TALLAHASSEE — Gov. Rick Scott's jobs czar said Tuesday that he supports a quicker release of information about the secret tax incentive deals the state gives some of the largest companies in the world.
"Once a deal is made, I have no problem and do believe we have a fiduciary duty to provide the details to the public," Enterprise Florida CEO Gray Swoope said in an interview.
Swoope's opinion is crucial because Scott said it will be the most influential as he decides whether to support or oppose changes to the state's public records law.
"It makes it more difficult to get something done if you're negotiating a deal and if you're constantly talking about it in public," Scott said. "So I don't know if the right time period is immediately after it's completed or two years."
The public records exemption hides details for two years, including the name of the company, for deals that use taxpayer money to create jobs. Some details, including the average wage for the newly created jobs, are secret for the duration of the deal. Other information, such as trade secrets, is confidential forever.
The exemption is scheduled to sunset next Oct. 1. A bill (SB 7014) that would re-enact the law was scheduled for a vote Tuesday in the Senate Commerce and Tourism Committee.
But committee chair Nancy Detert, R-Venice, postponed the hearing after reports that the state has received about one in three jobs it anticipated with incentive deals.
Scott, who was on a trade mission in Brazil when the state reported its tax incentive numbers, said companies should repay cash incentives if they have not created the jobs promised. "If they owe us the money back, they should pay us the money back."
Scott said he had not reviewed details that show Florida has paid $739 million in incentives since 1995 to companies like Walmart and Coca-Cola to create 86,284 jobs. Nearly all of the deals were made before he took office.

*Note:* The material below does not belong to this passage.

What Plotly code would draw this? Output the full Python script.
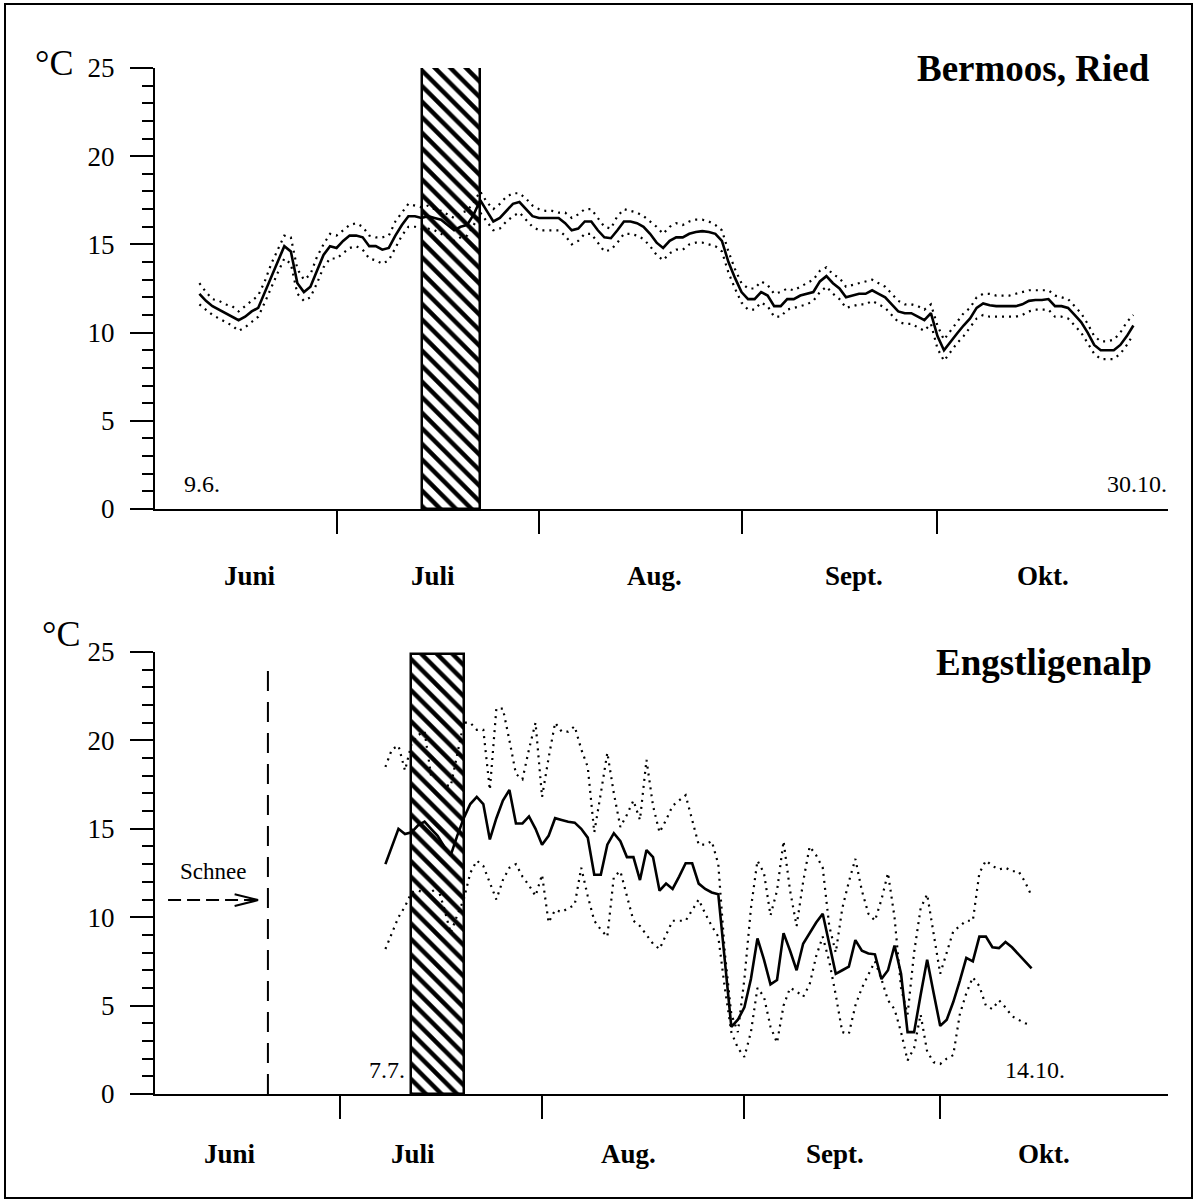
import numpy as np
import plotly.graph_objects as go

# ---------------- DATA ----------------
# x = day number of the season (1 = 1 June; month boundaries at 30, 61, 92, 122)
MONTH_BOUNDS = [30, 61, 92, 122]
MONTHS = ["Juni", "Juli", "Aug.", "Sept.", "Okt."]

# --- Bermoos, Ried : 9.6. - 30.10. ---
TOP_START = 9
top_mean = [12.2, 11.8, 11.5, 11.3, 11.1, 10.9, 10.7, 10.9, 11.2, 11.4,
            12.3, 13.2, 14.1, 14.9, 14.6, 12.8, 12.3, 12.6, 13.5, 14.4,
            14.9, 14.8, 15.2, 15.5, 15.5, 15.4, 14.9, 14.9, 14.7, 14.8,
            15.5, 16.1, 16.6, 16.6, 16.5, 16.6, 16.5, 16.4, 16.1, 15.8,
            16.0, 16.1, 16.7, 17.5, 16.9, 16.3, 16.5, 16.9, 17.3, 17.4,
            17.0, 16.6, 16.5, 16.5, 16.5, 16.5, 16.2, 15.8, 15.9, 16.3,
            16.3, 15.8, 15.4, 15.35, 15.8, 16.3, 16.3, 16.2, 16.0, 15.6,
            15.1, 14.8, 15.2, 15.4, 15.4, 15.6, 15.7, 15.75, 15.7, 15.6,
            15.2, 14.0, 13.1, 12.3, 11.9, 11.9, 12.3, 12.1, 11.5, 11.5,
            11.9, 11.9, 12.1, 12.2, 12.3, 12.9, 13.2, 12.8, 12.5, 12.0,
            12.1, 12.2, 12.2, 12.4, 12.2, 12.0, 11.6, 11.2, 11.1, 11.1,
            10.9, 10.7, 11.1, 9.8, 9.0, 9.5, 9.95, 10.4, 10.8, 11.4,
            11.65, 11.55, 11.5, 11.5, 11.5, 11.5, 11.6, 11.8, 11.85, 11.85,
            11.9, 11.5, 11.5, 11.4, 11.0, 10.6, 10.0, 9.3, 9.0, 9.0,
            9.0, 9.3, 9.8, 10.4]
top_max = [12.8, 12.3, 11.9, 11.8, 11.6, 11.5, 11.2, 11.5, 11.8, 12.1,
           12.9, 13.9, 14.7, 15.5, 15.4, 13.6, 13.0, 13.3, 14.3, 15.0,
           15.6, 15.5, 15.8, 16.1, 16.2, 16.0, 15.5, 15.4, 15.4, 15.5,
           16.3, 16.8, 17.3, 17.2, 17.1, 17.2, 17.0, 16.9, 16.7, 16.5,
           16.8, 16.9, 17.4, 18.0, 17.4, 17.0, 17.3, 17.7, 17.9, 17.9,
           17.6, 17.2, 17.0, 16.9, 16.9, 16.8, 16.8, 16.5, 16.7, 17.0,
           17.0, 16.5, 16.0, 15.9, 16.6, 17.0, 16.9, 16.8, 16.6, 16.3,
           16.0, 15.6, 16.0, 16.2, 16.1, 16.3, 16.4, 16.4, 16.3, 16.1,
           15.8, 14.6, 13.6, 12.8, 12.5, 12.5, 12.9, 12.7, 12.2, 12.3,
           12.5, 12.4, 12.6, 12.8, 13.0, 13.5, 13.7, 13.3, 13.1, 12.6,
           12.7, 12.8, 12.9, 13.0, 12.8, 12.6, 12.2, 11.8, 11.6, 11.6,
           11.5, 11.3, 11.6, 10.4, 9.6, 10.1, 10.6, 11.1, 11.4, 12.0,
           12.2, 12.2, 12.1, 12.1, 12.1, 12.2, 12.3, 12.4, 12.4, 12.4,
           12.4, 12.1, 12.0, 11.9, 11.5, 11.1, 10.5, 9.8, 9.5, 9.5,
           9.6, 10.0, 10.6, 11.0]
top_min = [11.6, 11.3, 11.0, 10.8, 10.6, 10.4, 10.1, 10.3, 10.6, 10.9,
           11.7, 12.6, 13.4, 14.2, 13.9, 12.2, 11.8, 12.0, 12.8, 13.7,
           14.2, 14.2, 14.5, 14.8, 14.9, 14.7, 14.2, 14.1, 13.9, 14.1,
           14.8, 15.5, 16.0, 16.0, 15.9, 15.9, 15.8, 15.6, 15.4, 15.2,
           15.4, 15.5, 16.1, 16.8, 16.3, 15.8, 15.9, 16.3, 16.6, 16.8,
           16.4, 16.0, 15.8, 15.8, 15.8, 15.8, 15.5, 15.0, 15.2, 15.6,
           15.6, 15.1, 14.6, 14.7, 15.1, 15.6, 15.6, 15.5, 15.3, 14.9,
           14.4, 14.1, 14.5, 14.7, 14.7, 15.0, 15.1, 15.1, 15.0, 14.9,
           14.6, 13.4, 12.5, 11.7, 11.3, 11.3, 11.7, 11.5, 10.9, 10.9,
           11.3, 11.4, 11.5, 11.6, 11.8, 12.3, 12.6, 12.2, 11.9, 11.4,
           11.5, 11.6, 11.6, 11.8, 11.6, 11.4, 11.0, 10.6, 10.5, 10.5,
           10.3, 10.1, 10.5, 9.1, 8.4, 8.9, 9.4, 9.8, 10.3, 10.8,
           11.0, 10.9, 10.9, 10.9, 10.9, 10.9, 11.0, 11.2, 11.3, 11.3,
           11.3, 10.9, 10.9, 10.8, 10.4, 10.0, 9.4, 8.8, 8.5, 8.5,
           8.5, 8.8, 9.3, 9.9]
top_period = [43.06, 51.93]     # hatched period (day numbers)
top_period_height = 25.2

# --- Engstligenalp : 7.7. - 14.10. ---
BOT_START = 37
bot_mean = [13.0, 14.0, 15.0, 14.7, 14.8, 15.2, 15.4, 15.0, 14.6, 14.0,
            13.5, 14.6, 15.6, 16.4, 16.8, 16.4, 14.4, 15.6, 16.6, 17.2,
            15.3, 15.3, 15.7, 15.0, 14.1, 14.6, 15.6, 15.5, 15.4, 15.35,
            15.0, 14.5, 12.4, 12.4, 14.1, 14.75, 14.3, 13.4, 13.4, 12.1,
            13.8, 13.4, 11.5, 11.9, 11.6, 12.3, 13.05, 13.05, 11.9, 11.6,
            11.4, 11.3, 7.6, 3.8, 4.2, 4.9, 6.5, 8.8, 7.6, 6.2,
            6.45, 9.1, 8.1, 7.0, 8.5, 9.1, 9.7, 10.2, 8.5, 6.8,
            7.0, 7.2, 8.7, 8.1, 7.95, 7.9, 6.5, 7.0, 8.4, 6.8,
            3.5, 3.5, 5.6, 7.6, 5.7, 3.85, 4.2, 5.2, 6.4, 7.7,
            7.5, 8.9, 8.9, 8.3, 8.25, 8.6, 8.3, 7.9, 7.5, 7.1]
bot_max = [18.5, 19.5, 19.7, 18.3, 19.8, 20.3, 20.5, 18.0, 17.8, 17.5,
           17.4, 19.3, 21.0, 21.0, 20.6, 20.6, 17.2, 21.8, 21.8, 20.0,
           18.1, 17.8, 19.5, 21.0, 16.8, 19.0, 21.0, 20.5, 20.5, 20.8,
           19.5, 18.5, 14.8, 17.0, 19.3, 17.0, 15.1, 15.8, 16.6, 15.5,
           18.9, 16.3, 14.8, 15.5, 16.3, 16.6, 16.9, 15.5, 14.1, 14.1,
           14.3, 13.0, 8.0, 4.5, 3.5, 6.5, 10.5, 13.2, 12.5, 10.1,
           11.5, 14.3, 11.5, 9.5, 12.0, 14.0, 13.5, 12.8, 9.5, 8.0,
           10.5, 12.0, 13.3, 11.5, 10.2, 9.8, 11.0, 12.5, 10.0, 6.0,
           4.5, 8.0, 10.5, 11.3, 9.0, 6.8, 8.0, 9.2, 9.5, 9.8,
           9.8, 12.5, 13.2, 12.9, 12.7, 12.8, 12.6, 12.6, 12.0, 11.2]
bot_min = [8.2, 9.1, 10.0, 10.6, 11.4, 11.5, 11.4, 11.4, 11.7, 10.5,
           9.1, 10.1, 11.0, 12.5, 13.2, 12.9, 12.0, 11.0, 12.1, 12.8,
           13.0, 12.3, 11.8, 11.2, 12.4, 9.7, 10.4, 10.3, 10.5, 10.7,
           12.8, 11.2, 9.8, 9.3, 8.9, 12.3, 12.6, 11.2, 9.8, 9.5,
           9.0, 8.5, 8.2, 9.0, 9.8, 9.8, 9.8, 10.4, 11.0, 10.2,
           9.5, 8.9, 6.0, 3.5, 2.6, 2.1, 3.5, 6.0, 5.5, 3.8,
           2.9, 5.0, 6.0, 5.8, 5.5, 6.2, 7.8, 8.9, 7.5, 5.6,
           3.5, 3.4, 5.0, 6.0, 6.8, 7.5, 6.5, 5.3, 4.8, 3.5,
           1.9, 2.6, 4.5, 2.4, 1.8, 1.7, 2.0, 2.2, 4.5, 5.7,
           6.6, 6.1, 5.0, 4.8, 5.3, 4.9, 4.4, 4.2, 4.0, 3.9]
bot_period = [40.87, 49.1]
bot_period_height = 24.9
snow_day = 19.0          # end of snow cover (dashed line)

# ---------------- FIGURE ----------------
FONT = "Liberation Serif"
W, H = 1197, 1203
L, R, T, B = 155, 29, 68, 109
TOP_XR = [2.2, 157.3]
BOT_XR = [1.7, 156.9]

x_top = np.arange(TOP_START, TOP_START + len(top_mean))
x_bot = np.arange(BOT_START, BOT_START + len(bot_mean))

fig = go.Figure()

def add_panel(xa, ya, x, mean, mx, mn, period, ph):
    fig.add_trace(go.Bar(
        x=[(period[0] + period[1]) / 2], y=[ph], width=[period[1] - period[0]],
        xaxis=xa, yaxis=ya, cliponaxis=False,
        marker=dict(color="white", line=dict(color="black", width=2.5),
                    pattern=dict(shape="\\", fgcolor="black", bgcolor="white",
                                 fgopacity=1, size=11, solidity=0.4)),
        showlegend=False, hoverinfo="skip"))
    for arr in (mx, mn):
        fig.add_trace(go.Scatter(x=x, y=arr, mode="lines", xaxis=xa, yaxis=ya,
                                 line=dict(color="black", width=2.2, dash="2px,5px"),
                                 showlegend=False))
    fig.add_trace(go.Scatter(x=x, y=mean, mode="lines", xaxis=xa, yaxis=ya,
                             line=dict(color="black", width=2.6),
                             showlegend=False))

add_panel("x", "y", x_top, top_mean, top_max, top_min, top_period, top_period_height)
add_panel("x2", "y2", x_bot, bot_mean, bot_max, bot_min, bot_period, bot_period_height)

plot_h = H - T - B
top_dom = [(1094 - 509) / plot_h, 1.0]
bot_dom = [0.0, (1094 - 652) / plot_h]

yaxis_common = dict(range=[0, 25], tickvals=[0, 5, 10, 15, 20, 25],
                    ticks="outside", ticklen=23, tickwidth=2, tickcolor="black",
                    showline=True, linewidth=2, linecolor="black",
                    showgrid=False, zeroline=False, ticklabelstandoff=10,
                    tickfont=dict(family=FONT, size=27, color="black"),
                    minor=dict(dtick=1, ticks="outside", ticklen=11, tickwidth=1.6,
                               tickcolor="black", showgrid=False))
xaxis_common = dict(tickvals=MONTH_BOUNDS, ticks="outside", ticklen=23, tickwidth=2,
                    tickcolor="black", showticklabels=False, showline=True,
                    linewidth=2, linecolor="black", showgrid=False, zeroline=False)

fig.update_layout(
    width=W, height=H, margin=dict(l=L, r=R, t=T, b=B),
    paper_bgcolor="white", plot_bgcolor="white", bargap=0,
    xaxis=dict(domain=[0, 1], anchor="y", range=TOP_XR, **xaxis_common),
    yaxis=dict(domain=top_dom, anchor="x", **yaxis_common),
    xaxis2=dict(domain=[0, 1], anchor="y2", range=BOT_XR, **xaxis_common),
    yaxis2=dict(domain=bot_dom, anchor="x2", **yaxis_common),
)

def to_paper(x, y, panel):
    xr = TOP_XR if panel == "top" else BOT_XR
    dom = top_dom if panel == "top" else bot_dom
    px = (x - xr[0]) / (xr[1] - xr[0])
    py = dom[0] + y / 25.0 * (dom[1] - dom[0])
    return px, py

ann = []
def text(x, y, s, size, panel, bold=False, xanchor="center", yanchor="middle"):
    px, py = to_paper(x, y, panel)
    ann.append(dict(x=px, y=py, xref="paper", yref="paper",
                    text=("<b>%s</b>" % s) if bold else s,
                    showarrow=False, xanchor=xanchor, yanchor=yanchor,
                    font=dict(family=FONT, size=size, color="black")))

# month labels
top_month_x = [16.7, 44.7, 78.7, 109.3, 138.1]
bot_month_x = [13.2, 41.3, 74.3, 105.9, 137.9]
for m, xm in zip(MONTHS, top_month_x):
    text(xm, -3.8, m, 27, "top", bold=True)
for m, xm in zip(MONTHS, bot_month_x):
    text(xm, -3.4, m, 27, "bot", bold=True)

# titles
text(154.8, 25.0, "Bermoos, Ried", 37, "top", bold=True, xanchor="right")
text(154.8, 24.4, "Engstligenalp", 37, "bot", bold=True, xanchor="right")

# degree labels
text(-13.3, 25.3, "°C", 36, "top")
text(-12.7, 26.0, "°C", 36, "bot")

# start / end dates
text(9.4, 1.4, "9.6.", 24, "top")
text(152.6, 1.4, "30.10.", 24, "top")
text(37.2, 1.35, "7.7.", 24, "bot")
text(136.5, 1.35, "14.10.", 24, "bot")
text(10.6, 12.6, "Schnee", 23, "bot")

fig.update_layout(annotations=ann)

shapes = [
    # snow end dashed line
    dict(type="line", xref="x2", yref="y2", x0=snow_day, x1=snow_day, y0=0, y1=24.4,
         line=dict(color="black", width=2, dash="20px,11px")),
    # dashed arrow shaft
    dict(type="line", xref="x2", yref="y2", x0=3.7, x1=17.4, y0=10.97, y1=10.97,
         line=dict(color="black", width=2, dash="13px,6px")),
    # arrow head
    dict(type="line", xref="x2", yref="y2", x0=13.9, x1=17.5, y0=11.3, y1=10.97,
         line=dict(color="black", width=2)),
    dict(type="line", xref="x2", yref="y2", x0=13.9, x1=17.5, y0=10.63, y1=10.97,
         line=dict(color="black", width=2)),
    # outer frame
    dict(type="rect", xref="paper", yref="paper",
         x0=(5 - L) / (W - L - R), x1=(1192 - L) / (W - L - R),
         y0=(1094 - 1198) / plot_h, y1=(1094 - 4) / plot_h,
         line=dict(color="black", width=2), fillcolor="rgba(0,0,0,0)"),
]
fig.update_layout(shapes=shapes)

fig.write_html("out.html",
               config={"displayModeBar": False},
               post_script="document.body.style.margin='0px';"
                           "document.body.style.overflow='hidden';")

The state is trying to renegotiate contracts with six companies that took more than $23 million but did not create promised jobs.
"We keep throwing all this money out there and what did we get?" Detert said.
Swoope said he will talk about the state's incentive programs today during an Enterprise Florida board of directors meeting in Fort Lauderdale. The Department of Economic Development, Scott's new agency geared toward job creation, is sending top officials to legislative committees to answer any questions about the programs.
First Amendment Foundation president Barbara Petersen suggested the state release details before deals are final, an idea Detert and Swoope dismissed.
"We have to watch how we maintain privacy during the negotiations," Swoope said, "but once the deal is done, I believe in the disclosure of details. The public has a right to get that information."